The potato farm and the pigs

The potato farm of nineteenth century apart from being a cramped and treacherously disease-ridden place had certain distinctive olfactory attributes. Certain aromatic articles regularly cast to the wind but never quite whisked away. Perhaps this is the reason absentee landlords rarely visited their Irish estates: they stank.

Evacuating about three pounds of excrement per day (multiply this by the estimated 1.5 million pigs in the country on the eve of the Great Irish Famine)

Dung, silage, assorted muds, soils and sludges, spit stains on the furniture, decay of all types, including, but not limited to, animal, vegetal, soil, habitational, bed framal, spiritual and dental, the odd bed ridden child and droppings of varying ilks and textures. All brought to a full crescendo of fragrant vivacity by that esteemed of maestros, the Irish rain, which was ever present, but never quite abundant enough to wash away the stench.

Rural Ireland was a place where you instantly knew during your country jaunt whenever you were approaching the next village. You smelt it before you saw it.

And Irish bacon, though succulent and sweet, had a big hand in the sourness emanating from Erin’s Isle. Evacuating about three pounds of excrement per day (multiply this by the estimated 1.5 million pigs in the country on the eve of the Great Irish Famine, we dare ya), not even the sweet-scented flowers of Irish potatoes could take that musky porcine tang out of the air.

Irish bacon in the national psyche

And pretty soon the playful, devilishly ergophobic receptacle of Irish sausage was made pay for his uncouth behavior. Denounced by men of the clergy and state bent on banishing filth from Irish life, after the Great Irish Famine Mr Pig became the focus of a national witch hunt that would continue for decades. Envisioning a new, sparkling clean and perfectly perfect Ireland, the stenches of the farm were made shameful things, smacking of the backward peasant and all that was primitive, shameful and “wrong” about not being modern.

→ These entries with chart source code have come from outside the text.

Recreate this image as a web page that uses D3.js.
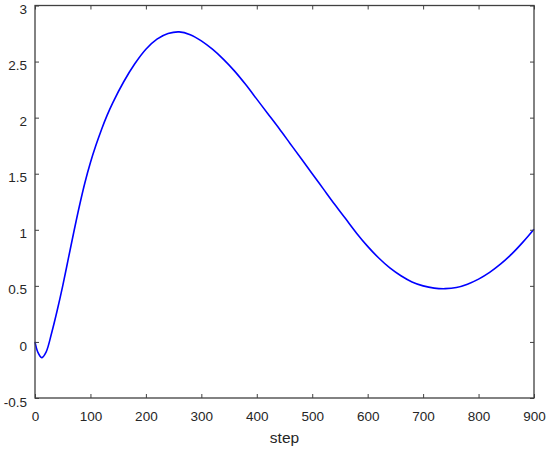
<!DOCTYPE html>
<html><head><meta charset="utf-8">
<script src="https://cdn.jsdelivr.net/npm/d3@7"></script>
<style>body{margin:0;background:#fff}svg{display:block}</style>
</head><body>
<svg id="c" width="550" height="452"></svg>
<script>
const steps = [0,5,12,20,30,40,50,60,70,80,90,100,110,120,130,140,160,180,200,220,240,260,280,300,320,340,360,380,400,420,440,460,480,500,520,540,560,580,600,620,640,660,680,700,720,740,760,780,800,820,840,860,880,900];
const values = [0,-0.09,-0.14,-0.09,0.08,0.28,0.5,0.74,0.98,1.21,1.42,1.6,1.755,1.895,2.02,2.13,2.32,2.48,2.61,2.7,2.75,2.765,2.74,2.685,2.61,2.52,2.415,2.295,2.165,2.035,1.905,1.77,1.635,1.5,1.365,1.23,1.1,0.97,0.852,0.748,0.66,0.59,0.535,0.5,0.48,0.475,0.485,0.515,0.56,0.62,0.695,0.785,0.89,1.005];
const xTicks = [0,100,200,300,400,500,600,700,800,900];
const yTicks = [-0.5,0,0.5,1,1.5,2,2.5,3];
const xLabel = "step";

const svg = d3.select("#c");
const L=35, R=534, T=5.5, B=398;
const x = d3.scaleLinear().domain([0,900]).range([L,R]);
const y = d3.scaleLinear().domain([-0.5,3]).range([B,T]);
const axisColor = "#404040";
const font = "Liberation Sans, Arial, sans-serif";

const line = d3.line().x((d,i)=>x(steps[i])).y(d=>y(d)).curve(d3.curveCatmullRom.alpha(0.5));
svg.append("path").datum(values).attr("d",line).attr("fill","none").attr("stroke","#0000ff").attr("stroke-width",1.6);

function style(g){
  g.select(".domain").remove();
  g.selectAll(".tick line").attr("stroke",axisColor).attr("stroke-width",1);
  g.selectAll(".tick text").attr("fill","#262626").style("font-family",font).style("font-size","13.5px");
}
const fmt = d=>String(d);
svg.append("g").attr("transform",`translate(0,${B})`).call(d3.axisBottom(x).tickValues(xTicks).tickSize(-4).tickPadding(13).tickFormat(fmt)).call(style);
svg.append("g").attr("transform",`translate(0,${T})`).call(d3.axisTop(x).tickValues(xTicks).tickSize(-4).tickFormat("")).call(style);
const ya = svg.append("g").attr("transform",`translate(${L},0)`).call(d3.axisLeft(y).tickValues(yTicks).tickSize(-4).tickPadding(8).tickFormat(fmt)).call(style);
ya.selectAll(".tick text").attr("dy","0.6em");
svg.append("g").attr("transform",`translate(${R},0)`).call(d3.axisRight(y).tickValues(yTicks).tickSize(-4).tickFormat("")).call(style);

svg.append("rect").attr("x",L).attr("y",T).attr("width",R-L).attr("height",B-T).attr("fill","none").attr("stroke",axisColor).attr("stroke-width",1.3);

svg.append("text").attr("x",(L+R)/2).attr("y",443).attr("text-anchor","middle").attr("fill","#262626").style("font-family",font).style("font-size","15.5px").text(xLabel);
</script>
</body></html>
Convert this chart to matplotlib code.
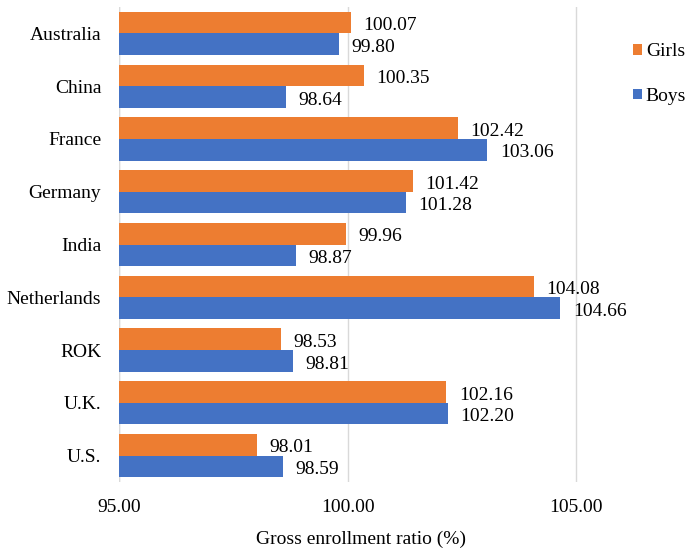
import matplotlib
matplotlib.use("Agg")
import matplotlib.pyplot as plt
import numpy as np

countries = ["Australia", "China", "France", "Germany", "India",
             "Netherlands", "ROK", "U.K.", "U.S."]
girls = [100.07, 100.35, 102.42, 101.42, 99.96, 104.08, 98.53, 102.16, 98.01]
boys = [99.80, 98.64, 103.06, 101.28, 98.87, 104.66, 98.81, 102.20, 98.59]
x_ticks = [95, 100, 105]

GIRLS_COLOR = "#ED7D31"
BOYS_COLOR = "#4472C4"

plt.rcParams["font.family"] = ["Liberation Serif", "DejaVu Serif"]
plt.rcParams["font.size"] = 14

fig = plt.figure(figsize=(6.87, 5.51), dpi=100)
left, right = 119.4 / 687, 602 / 687
ax = fig.add_axes([left, 0.1252, right - left, 0.9873 - 0.1252])

base = 95.0
y = np.arange(len(countries))
h = 0.41

g_bars = ax.barh(y - h / 2, np.array(girls) - base, height=h, left=base,
                 color=GIRLS_COLOR, label="Girls", zorder=2)
b_bars = ax.barh(y + h / 2, np.array(boys) - base, height=h, left=base,
                 color=BOYS_COLOR, label="Boys", zorder=2)

for bars, vals in ((g_bars, girls), (b_bars, boys)):
    for bar, v in zip(bars, vals):
        ax.annotate(f"{v:.2f}", xy=(v, bar.get_y() + bar.get_height() / 2 + 0.06),
                    xytext=(9, 0), textcoords="offset points",
                    ha="left", va="center", fontsize=14, color="#000000",
                    annotation_clip=False)

ax.set_xlim(95, 105.57)
ax.set_ylim(len(countries) - 0.5, -0.5)
ax.set_xticks(x_ticks)
ax.set_xticklabels([f"{t:.2f}" for t in x_ticks])
ax.set_yticks(y)
ax.set_yticklabels(countries)
ax.tick_params(axis="both", length=0, colors="#000000", labelsize=14)
ax.tick_params(axis="x", pad=12)
ax.tick_params(axis="y", pad=13)

ax.grid(axis="x", color="#d9d9d9", linewidth=1.0, zorder=0)
for s in ("top", "right", "bottom", "left"):
    ax.spines[s].set_visible(False)
ax.axvline(95, color="#d9d9d9", linewidth=1.0, zorder=1)

ax.set_xlabel("Gross enrollment ratio (%)", fontsize=14, labelpad=10.5)

fig.legend(handles=[g_bars, b_bars], labels=["Girls", "Boys"],
           loc="center left", bbox_to_anchor=(633 / 687, 1 - 74 / 551),
           frameon=False, borderpad=0, borderaxespad=0,
           handlelength=0.46, handleheight=0.46, handletextpad=0.2,
           labelspacing=1.42, fontsize=14)

fig.savefig("out.png", dpi=100)
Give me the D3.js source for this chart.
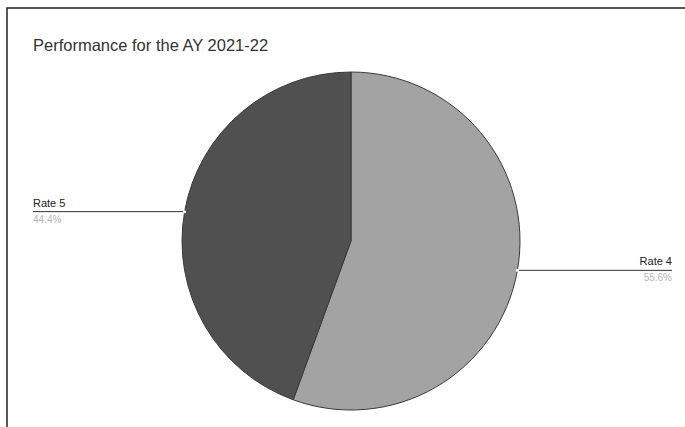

In Catholic Ireland, little piggy, that longtime Irish saint, was an easy target for the reformers, so historically entwined with the Irish was his Holiness. Singled out as the most disgusting of all farmyard characters, the iconic bedfellow of peasant farmers like the O’Coonassas in An Béal Bocht was made into but a mud-splashing beast basking in its own filth. The antithesis of the hygiene and domesticity to which the modern Irish citizen should aspire.

The Emperor wasn’t wearing any clothes

What was the Irish peasant to do? Shamefully carry on his pure-hearted passion for pork or come to see the righteousness of a path more true?

Clinging to the only thing they had possessed for centuries, the tenant allotment and the Irish potatoes it sprung forth, Catholic Ireland had switched up the game on the peasant. The tenant farmer now receiving condemning news from town that made him aware of his stink. And that the once hallowed hog was no longer where it was at. The Emperor wasn’t wearing any clothes.